_PROBLEM DESCRIPTION:_ Nothing in the data should change when you return it, but leave the pictures out.

_INFORMATION PROVIDED:_
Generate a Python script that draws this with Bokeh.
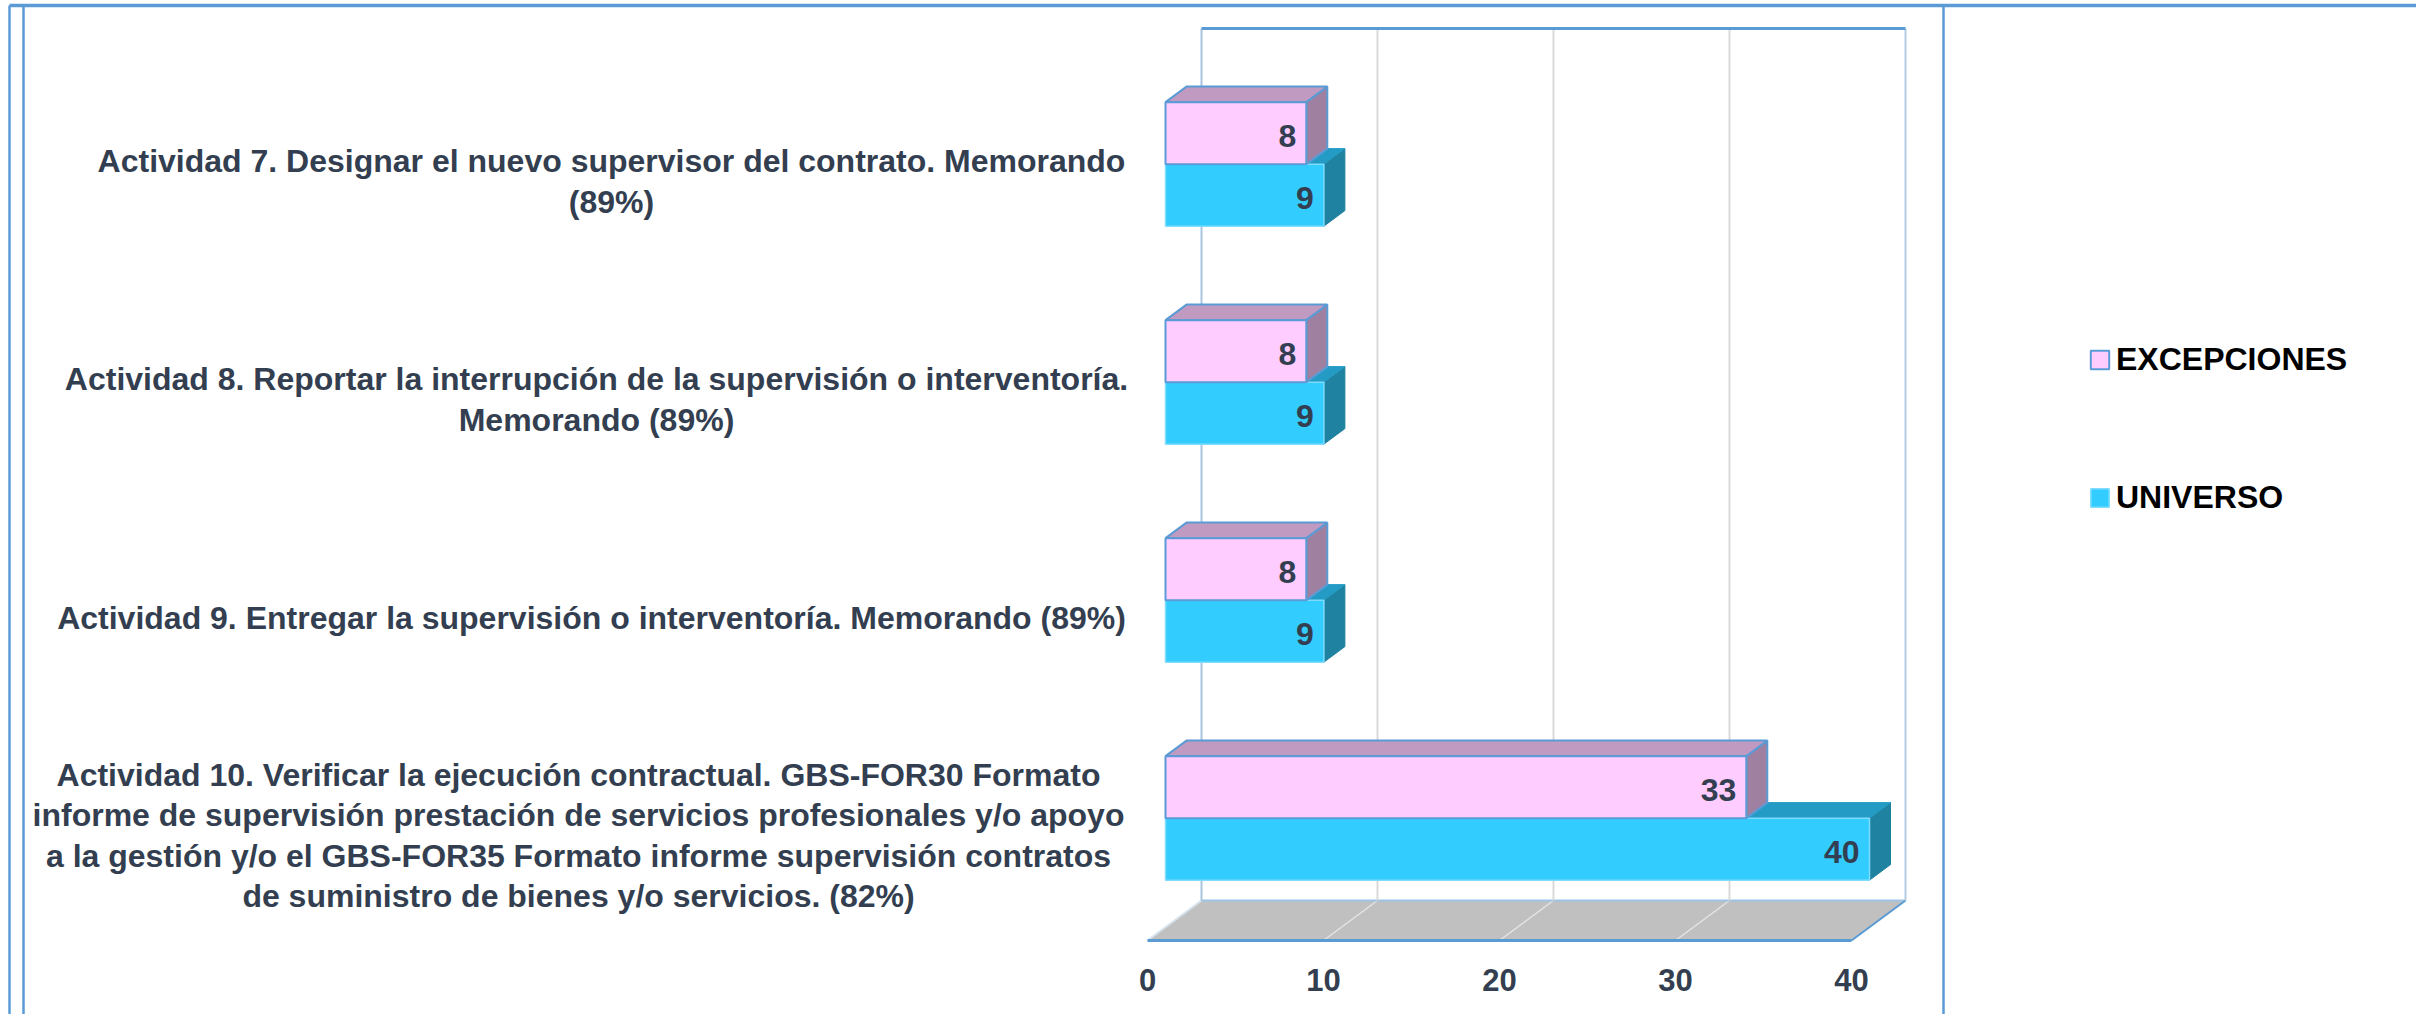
from bokeh.plotting import figure
from bokeh.models import Range1d, Legend, LegendItem, ColumnDataSource
from bokeh.core.properties import value
from bokeh.embed import file_html
from bokeh.resources import INLINE

# ---------------- data ----------------
categories = [
    "Actividad 10. Verificar la ejecución contractual. GBS-FOR30 Formato\n"
    "informe de supervisión prestación de servicios profesionales y/o apoyo\n"
    "a la gestión y/o el GBS-FOR35 Formato informe supervisión contratos\n"
    "de suministro de bienes y/o servicios. (82%)",
    "Actividad 9. Entregar la supervisión o interventoría. Memorando (89%)",
    "Actividad 8. Reportar la interrupción de la supervisión o interventoría.\n"
    "Memorando (89%)",
    "Actividad 7. Designar el nuevo supervisor del contrato. Memorando\n"
    "(89%)",
]
universo = [40, 9, 9, 9]
excepciones = [33, 8, 8, 8]
x_ticks = [0, 10, 20, 30, 40]
series_names = ["EXCEPCIONES", "UNIVERSO"]

# ---------------- layout constants ----------------
W, H = 2416, 1014
PAGE = 0
X0, SX = 1147.0, 17.6      # page px of value 0 (front plane), px per unit
Y0, SY = 831.0, 218.0      # page px of first category centre (front plane), px per category
LABEL_CX = [578, 591, 596, 611]   # page px centre of each category text block
LABEL_DY = 4.0
VALUE_DY = 3.0
TICK_Y = 979
FONT = "Liberation Sans"
TXT = "#333f50"
BLUE = "#5b9bd5"


def xd(px):
    return (px - X0) / SX


def yd(py):
    return (Y0 - py) / SY


DX = 54.0 / SX      # full depth shift (x, data units)
DY = 40.0 / SY      # full depth shift (y, data units)
D0 = 18.0 / 54.0    # bar front depth
D1 = D0 + 21.0 / 54.0  # bar back depth
BH = 62.0 / SY      # bar height (category units)
XMAX = x_ticks[-1]
KLO, KHI = -0.5, len(categories) - 0.5


def P(v, k, d):
    return v + d * DX, k + d * DY


def poly(pts):
    xs, ys = zip(*[P(*p) for p in pts])
    return list(xs), list(ys)


p = figure(width=W, height=H, x_range=Range1d(xd(PAGE), xd(PAGE + W)),
           y_range=Range1d(yd(PAGE + H), yd(PAGE)),
           x_axis_type=None, y_axis_type=None, toolbar_location=None,
           output_backend="svg", min_border=0)
p.outline_line_color = None
p.background_fill_color = "white"
p.border_fill_color = "white"
p.grid.visible = False

# ---------------- floor ----------------
fx, fy = poly([(0, KLO, 0), (XMAX, KLO, 0), (XMAX, KLO, 1), (0, KLO, 1)])
p.patch(fx, fy, fill_color="#c0c0c0", line_color=None)
for v in x_ticks[1:-1]:
    sx, sy = poly([(v, KLO, 0), (v, KLO, 1)])
    p.line(sx, sy, line_color="#e4e4e4", line_width=1.5)
sx, sy = poly([(0, KLO, 0), (0, KLO, 1)])
p.line(sx, sy, line_color="#d6e2ee", line_width=2)
sx, sy = poly([(0, KLO, 1), (XMAX, KLO, 1)])
p.line(sx, sy, line_color="#9dc3e6", line_width=2)
sx, sy = poly([(XMAX, KLO, 0), (XMAX, KLO, 1)])
p.line(sx, sy, line_color=BLUE, line_width=2)
sx, sy = poly([(0, KLO, 0), (XMAX, KLO, 0)])
p.line(sx, sy, line_color=BLUE, line_width=3)

# ---------------- back wall ----------------
for v in x_ticks[1:-1]:
    sx, sy = poly([(v, KLO, 1), (v, KHI, 1)])
    p.line(sx, sy, line_color="#d9d9d9", line_width=2)
sx, sy = poly([(0, KLO, 1), (0, KHI, 1)])
p.line(sx, sy, line_color="#a9c4de", line_width=2)
sx, sy = poly([(XMAX, KLO, 1), (XMAX, KHI, 1)])
p.line(sx, sy, line_color="#b4cde6", line_width=2)
sx, sy = poly([(0, KHI, 1), (XMAX, KHI, 1)])
p.line(sx, sy, line_color=BLUE, line_width=3)

# ---------------- bars ----------------
def bar_faces(vals, lo_off):
    front, top, side = ([], []), ([], []), ([], [])
    for k, v in enumerate(vals):
        y0 = k + lo_off
        y1 = y0 + BH
        for acc, pts in ((front, [(0, y0, D0), (v, y0, D0), (v, y1, D0), (0, y1, D0)]),
                         (top, [(0, y1, D0), (v, y1, D0), (v, y1, D1), (0, y1, D1)]),
                         (side, [(v, y0, D0), (v, y0, D1), (v, y1, D1), (v, y1, D0)])):
            xs, ys = poly(pts)
            acc[0].append(xs)
            acc[1].append(ys)
    return front, top, side


cf, ct, cs = bar_faces(universo, -BH)
p.patches(cs[0], cs[1], fill_color="#1f82a0", line_color="#1f82a0", line_width=1)
p.patches(ct[0], ct[1], fill_color="#249bc4", line_color="#249bc4", line_width=1)
r_uni = p.patches(cf[0], cf[1], fill_color="#33ccff", line_color="#7fdcff", line_width=1.5)

pf, pt, ps = bar_faces(excepciones, 0.0)
p.patches(ps[0], ps[1], fill_color="#a080a0", line_color=BLUE, line_width=2)
p.patches(pt[0], pt[1], fill_color="#c19ac1", line_color=BLUE, line_width=2)
r_exc = p.patches(pf[0], pf[1], fill_color="#ffccff", line_color=BLUE, line_width=2)

# ---------------- data labels ----------------
vdy = VALUE_DY / SY
lab_src = ColumnDataSource(dict(
    x=[v + D0 * DX - 10.0 / SX for v in universo] + [v + D0 * DX - 10.0 / SX for v in excepciones],
    y=[k - BH / 2 + D0 * DY - vdy for k in range(len(universo))]
      + [k + BH / 2 + D0 * DY - vdy for k in range(len(excepciones))],
    t=[str(v) for v in universo] + [str(v) for v in excepciones]))
p.text("x", "y", text="t", source=lab_src, text_align="right", text_baseline="middle",
       text_font=value(FONT), text_font_size="32px", text_font_style="bold", text_color=TXT)

# ---------------- tick labels ----------------
p.text(x=x_ticks, y=[yd(TICK_Y)] * len(x_ticks), text=[str(t) for t in x_ticks],
       text_align="center", text_baseline="middle", text_font=value(FONT),
       text_font_size="31px", text_font_style="bold", text_color=TXT)

# ---------------- category labels ----------------
p.text(x=[xd(c) for c in LABEL_CX], y=[k - LABEL_DY / SY for k in range(len(categories))],
       text=categories, text_align="center", text_baseline="middle", text_font=value(FONT),
       text_font_size="32px", text_font_style="bold", text_color=TXT, text_line_height=1.12)

# ---------------- page frame lines ----------------
for px in (9, 23, 1943):
    p.line([xd(px), xd(px)], [yd(5), yd(PAGE + H)], line_color=BLUE, line_width=2.5)
p.line([xd(9), xd(PAGE + W)], [yd(5), yd(5)], line_color=BLUE, line_width=3.5)

# ---------------- legend ----------------
GL = 23
legend = Legend(items=[LegendItem(label=series_names[0], renderers=[r_exc]),
                       LegendItem(label=series_names[1], renderers=[r_uni])],
                location=(2088 - PAGE, (PAGE + H) - 516), orientation="vertical",
                glyph_width=GL, glyph_height=GL, label_height=36, spacing=101,
                label_standoff=5, padding=0, margin=0,
                label_text_font=FONT, label_text_font_size="32px",
                label_text_font_style="bold", label_text_color="black",
                border_line_color=None, background_fill_alpha=0)
p.add_layout(legend)

open("out.html", "w").write(file_html(p, INLINE))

_SOLUTION FOR THIS TASK:_
Generate a Python script that draws this with Bokeh.
from bokeh.plotting import figure
from bokeh.models import Range1d, Legend, LegendItem, ColumnDataSource
from bokeh.core.properties import value
from bokeh.embed import file_html
from bokeh.resources import INLINE

# ---------------- data ----------------
categories = [
    "Actividad 10. Verificar la ejecución contractual. GBS-FOR30 Formato\n"
    "informe de supervisión prestación de servicios profesionales y/o apoyo\n"
    "a la gestión y/o el GBS-FOR35 Formato informe supervisión contratos\n"
    "de suministro de bienes y/o servicios. (82%)",
    "Actividad 9. Entregar la supervisión o interventoría. Memorando (89%)",
    "Actividad 8. Reportar la interrupción de la supervisión o interventoría.\n"
    "Memorando (89%)",
    "Actividad 7. Designar el nuevo supervisor del contrato. Memorando\n"
    "(89%)",
]
universo = [40, 9, 9, 9]
excepciones = [33, 8, 8, 8]
x_ticks = [0, 10, 20, 30, 40]
series_names = ["EXCEPCIONES", "UNIVERSO"]

# ---------------- layout constants ----------------
W, H = 2416, 1014
PAGE = 0
X0, SX = 1147.0, 17.6      # page px of value 0 (front plane), px per unit
Y0, SY = 831.0, 218.0      # page px of first category centre (front plane), px per category
LABEL_CX = [578, 591, 596, 611]   # page px centre of each category text block
LABEL_DY = 4.0
VALUE_DY = 3.0
TICK_Y = 979
FONT = "Liberation Sans"
TXT = "#333f50"
BLUE = "#5b9bd5"


def xd(px):
    return (px - X0) / SX


def yd(py):
    return (Y0 - py) / SY


DX = 54.0 / SX      # full depth shift (x, data units)
DY = 40.0 / SY      # full depth shift (y, data units)
D0 = 18.0 / 54.0    # bar front depth
D1 = D0 + 21.0 / 54.0  # bar back depth
BH = 62.0 / SY      # bar height (category units)
XMAX = x_ticks[-1]
KLO, KHI = -0.5, len(categories) - 0.5


def P(v, k, d):
    return v + d * DX, k + d * DY


def poly(pts):
    xs, ys = zip(*[P(*p) for p in pts])
    return list(xs), list(ys)


p = figure(width=W, height=H, x_range=Range1d(xd(PAGE), xd(PAGE + W)),
           y_range=Range1d(yd(PAGE + H), yd(PAGE)),
           x_axis_type=None, y_axis_type=None, toolbar_location=None,
           output_backend="svg", min_border=0)
p.outline_line_color = None
p.background_fill_color = "white"
p.border_fill_color = "white"
p.grid.visible = False

# ---------------- floor ----------------
fx, fy = poly([(0, KLO, 0), (XMAX, KLO, 0), (XMAX, KLO, 1), (0, KLO, 1)])
p.patch(fx, fy, fill_color="#c0c0c0", line_color=None)
for v in x_ticks[1:-1]:
    sx, sy = poly([(v, KLO, 0), (v, KLO, 1)])
    p.line(sx, sy, line_color="#e4e4e4", line_width=1.5)
sx, sy = poly([(0, KLO, 0), (0, KLO, 1)])
p.line(sx, sy, line_color="#d6e2ee", line_width=2)
sx, sy = poly([(0, KLO, 1), (XMAX, KLO, 1)])
p.line(sx, sy, line_color="#9dc3e6", line_width=2)
sx, sy = poly([(XMAX, KLO, 0), (XMAX, KLO, 1)])
p.line(sx, sy, line_color=BLUE, line_width=2)
sx, sy = poly([(0, KLO, 0), (XMAX, KLO, 0)])
p.line(sx, sy, line_color=BLUE, line_width=3)

# ---------------- back wall ----------------
for v in x_ticks[1:-1]:
    sx, sy = poly([(v, KLO, 1), (v, KHI, 1)])
    p.line(sx, sy, line_color="#d9d9d9", line_width=2)
sx, sy = poly([(0, KLO, 1), (0, KHI, 1)])
p.line(sx, sy, line_color="#a9c4de", line_width=2)
sx, sy = poly([(XMAX, KLO, 1), (XMAX, KHI, 1)])
p.line(sx, sy, line_color="#b4cde6", line_width=2)
sx, sy = poly([(0, KHI, 1), (XMAX, KHI, 1)])
p.line(sx, sy, line_color=BLUE, line_width=3)

# ---------------- bars ----------------
def bar_faces(vals, lo_off):
    front, top, side = ([], []), ([], []), ([], [])
    for k, v in enumerate(vals):
        y0 = k + lo_off
        y1 = y0 + BH
        for acc, pts in ((front, [(0, y0, D0), (v, y0, D0), (v, y1, D0), (0, y1, D0)]),
                         (top, [(0, y1, D0), (v, y1, D0), (v, y1, D1), (0, y1, D1)]),
                         (side, [(v, y0, D0), (v, y0, D1), (v, y1, D1), (v, y1, D0)])):
            xs, ys = poly(pts)
            acc[0].append(xs)
            acc[1].append(ys)
    return front, top, side


cf, ct, cs = bar_faces(universo, -BH)
p.patches(cs[0], cs[1], fill_color="#1f82a0", line_color="#1f82a0", line_width=1)
p.patches(ct[0], ct[1], fill_color="#249bc4", line_color="#249bc4", line_width=1)
r_uni = p.patches(cf[0], cf[1], fill_color="#33ccff", line_color="#7fdcff", line_width=1.5)

pf, pt, ps = bar_faces(excepciones, 0.0)
p.patches(ps[0], ps[1], fill_color="#a080a0", line_color=BLUE, line_width=2)
p.patches(pt[0], pt[1], fill_color="#c19ac1", line_color=BLUE, line_width=2)
r_exc = p.patches(pf[0], pf[1], fill_color="#ffccff", line_color=BLUE, line_width=2)

# ---------------- data labels ----------------
vdy = VALUE_DY / SY
lab_src = ColumnDataSource(dict(
    x=[v + D0 * DX - 10.0 / SX for v in universo] + [v + D0 * DX - 10.0 / SX for v in excepciones],
    y=[k - BH / 2 + D0 * DY - vdy for k in range(len(universo))]
      + [k + BH / 2 + D0 * DY - vdy for k in range(len(excepciones))],
    t=[str(v) for v in universo] + [str(v) for v in excepciones]))
p.text("x", "y", text="t", source=lab_src, text_align="right", text_baseline="middle",
       text_font=value(FONT), text_font_size="32px", text_font_style="bold", text_color=TXT)

# ---------------- tick labels ----------------
p.text(x=x_ticks, y=[yd(TICK_Y)] * len(x_ticks), text=[str(t) for t in x_ticks],
       text_align="center", text_baseline="middle", text_font=value(FONT),
       text_font_size="31px", text_font_style="bold", text_color=TXT)

# ---------------- category labels ----------------
p.text(x=[xd(c) for c in LABEL_CX], y=[k - LABEL_DY / SY for k in range(len(categories))],
       text=categories, text_align="center", text_baseline="middle", text_font=value(FONT),
       text_font_size="32px", text_font_style="bold", text_color=TXT, text_line_height=1.12)

# ---------------- page frame lines ----------------
for px in (9, 23, 1943):
    p.line([xd(px), xd(px)], [yd(5), yd(PAGE + H)], line_color=BLUE, line_width=2.5)
p.line([xd(9), xd(PAGE + W)], [yd(5), yd(5)], line_color=BLUE, line_width=3.5)

# ---------------- legend ----------------
GL = 23
legend = Legend(items=[LegendItem(label=series_names[0], renderers=[r_exc]),
                       LegendItem(label=series_names[1], renderers=[r_uni])],
                location=(2088 - PAGE, (PAGE + H) - 516), orientation="vertical",
                glyph_width=GL, glyph_height=GL, label_height=36, spacing=101,
                label_standoff=5, padding=0, margin=0,
                label_text_font=FONT, label_text_font_size="32px",
                label_text_font_style="bold", label_text_color="black",
                border_line_color=None, background_fill_alpha=0)
p.add_layout(legend)

open("out.html", "w").write(file_html(p, INLINE))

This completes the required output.